The unknown pre-paid mobile phones, whose owners are not included on the list of people bugged were activated from 2001 to February 28, 2005, namely four days before Ericsson first realized that there was something suspicious going on with Vodafone’s software. It is worth noticing that three of the bugged pre-paid mobile phones were activated in early 2005 and the conversations of their holders started being bugged shortly after the pre-paid mobiles were connected with the shadow mobiles, something that speaks for the ring’s constant action and alertness.
Furthermore, the Hellenic Authority fro the Information and Communication Security and Privacy (ADAE) have called on Vodafone to fill in a new questionnaire by March 10, since the first memo was vague. The five-page questionnaire consists 14 specific questions on technical and procedural issues. Upon its being completion, the ADAE’s Plenary Session will decide on the amount of the fines. ADAE’s articles of association provide for fines amounting from 10,000 to 1.5 million euros per confirmed offence committed by Vodafone.
In the meantime, according to Ethnos daily, the Tsalikidis family has asked for the assistance of renowned coroner Michael Baden to clarify Kostas Tsalikidis’ death. The world-class coroner, who has solved many crime riddles, has already received a file with the evidence on the case and he is to answer whether he will undertake Tsalikidis’ postmortem within the week.
THE UNSAID TRUTHS
An editorial published Saturday, in Kathimerini, raises questions about the issue.
“We get used to everything in the end — on the one hand the surfeit of information we are bombarded with on some topics and, on the other, the distinct impression that we are only being shown a small chink of the truth.
As a result, we have started to regard all developments in the phone-tapping scandal without great interest or surprise and without the outbursts of rage one would expect.
About a week ago the president of the Communications Privacy Protection Authority (ADAE) made a solemn declaration before Parliament’s transparency committee that he knew whether phone-tapping software had been planted manually (by a Vodafone official) or electronically (by an external actor) but that he did not want to say.

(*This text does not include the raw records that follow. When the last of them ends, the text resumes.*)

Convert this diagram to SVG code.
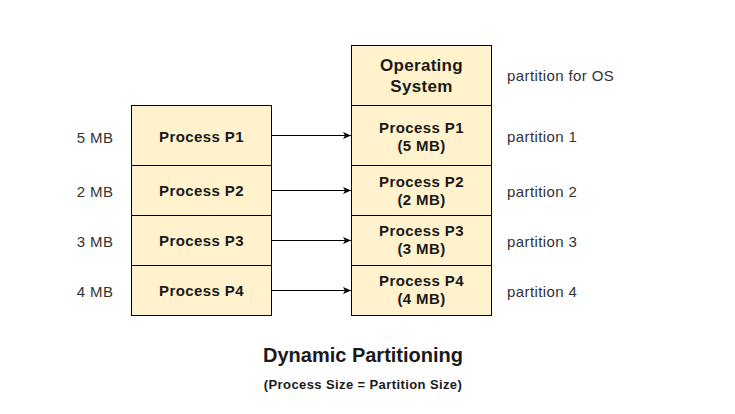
<svg xmlns="http://www.w3.org/2000/svg" width="735" height="414" viewBox="0 0 735 414">
<style>
.box{fill:#fff2cc;stroke:#000;stroke-width:1}
.t{font-family:"Liberation Sans",Arial,sans-serif;font-weight:bold;font-size:15px;letter-spacing:0.4px;fill:#1a1a1a;text-anchor:middle}
.os{font-size:17px;letter-spacing:0.3px}
.lab{font-family:"Liberation Sans",Arial,sans-serif;font-size:15px;letter-spacing:0.4px;fill:#333}
.c{stroke:#000;stroke-width:1;fill:none;marker-end:url(#ah)}
</style>
<defs>
<marker id="ah" markerWidth="10" markerHeight="8" refX="8" refY="3.5" orient="auto" markerUnits="userSpaceOnUse">
<path d="M0,0 L8,3.5 L0,7 L2,3.5 Z" fill="#000"/>
</marker>
</defs>
<rect width="735" height="414" fill="#fff"/>
<g id="left-p1"><rect class="box" x="131.5" y="105.5" width="140" height="60"/><text class="t" x="201.5" y="142">Process P1</text></g>
<g id="left-p2"><rect class="box" x="131.5" y="165.5" width="140" height="50"/><text class="t" x="201.5" y="196">Process P2</text></g>
<g id="left-p3"><rect class="box" x="131.5" y="215.5" width="140" height="50"/><text class="t" x="201.5" y="246">Process P3</text></g>
<g id="left-p4"><rect class="box" x="131.5" y="265.5" width="140" height="50"/><text class="t" x="201.5" y="296">Process P4</text></g>
<g id="right-os"><rect class="box" x="351.5" y="45.5" width="140" height="60"/><text class="t os" x="421.5" y="71">Operating</text><text class="t os" x="421.5" y="92">System</text></g>
<g id="right-p1"><rect class="box" x="351.5" y="105.5" width="140" height="60"/><text class="t" x="421.5" y="133">Process P1</text><text class="t" x="421.5" y="151">(5 MB)</text></g>
<g id="right-p2"><rect class="box" x="351.5" y="165.5" width="140" height="50"/><text class="t" x="421.5" y="187">Process P2</text><text class="t" x="421.5" y="205">(2 MB)</text></g>
<g id="right-p3"><rect class="box" x="351.5" y="215.5" width="140" height="50"/><text class="t" x="421.5" y="236">Process P3</text><text class="t" x="421.5" y="254">(3 MB)</text></g>
<g id="right-p4"><rect class="box" x="351.5" y="265.5" width="140" height="50"/><text class="t" x="421.5" y="286">Process P4</text><text class="t" x="421.5" y="304">(4 MB)</text></g>
<g id="connectors">
<path class="c" d="M271.5,135.5 H351"/>
<path class="c" d="M271.5,190.5 H351"/>
<path class="c" d="M271.5,240.5 H351"/>
<path class="c" d="M271.5,290.5 H351"/>
</g>
<g id="labels">
<text class="lab" x="95" y="143" text-anchor="middle">5 MB</text>
<text class="lab" x="95" y="197" text-anchor="middle">2 MB</text>
<text class="lab" x="95" y="247" text-anchor="middle">3 MB</text>
<text class="lab" x="95" y="297" text-anchor="middle">4 MB</text>
<text class="lab" x="507" y="81">partition for OS</text>
<text class="lab" x="507" y="142">partition 1</text>
<text class="lab" x="507" y="197">partition 2</text>
<text class="lab" x="507" y="247">partition 3</text>
<text class="lab" x="507" y="297">partition 4</text>
</g>
<g id="title">
<text class="t" style="font-size:20px;letter-spacing:0" x="363" y="362">Dynamic Partitioning</text>
<text class="t" style="font-size:13px" x="363" y="389">(Process Size = Partition Size)</text>
</g>
</svg>
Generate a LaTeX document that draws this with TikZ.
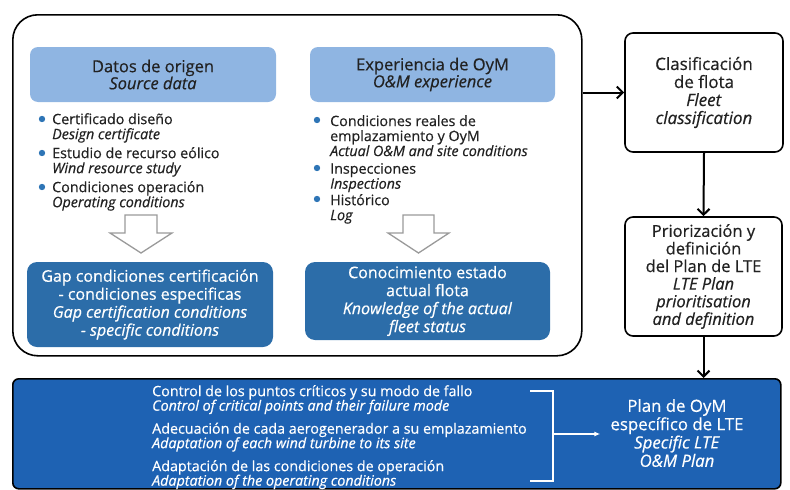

But there was no reaction whatsoever to Andreas Lambrinopoulos’s condescending response, neither a public outcry nor any move by a prosecutor to oblige him to speak.
After all, it is the ADAE president’s duty to respond to the parliamentary committee in question. By concealing such a significant piece of information, he is undermining the investigation that the judiciary is supposedly carrying out into this affair.
But this is not the only example of covering up. Vodafone’s CEO Giorgos Koronias also publicly announced that he did not immediately report his discovery that phone-tapping software had been planted in his company’s system due to “reasons of national security.”
In view of the above, it is quite natural for us to feel that the wool is being pulled over our eyes; and it is equally natural for us to wonder how investigations into this scandal would have progressed had the ADAE been informed about the discovery of the phone-tapping software without a year-long delay”.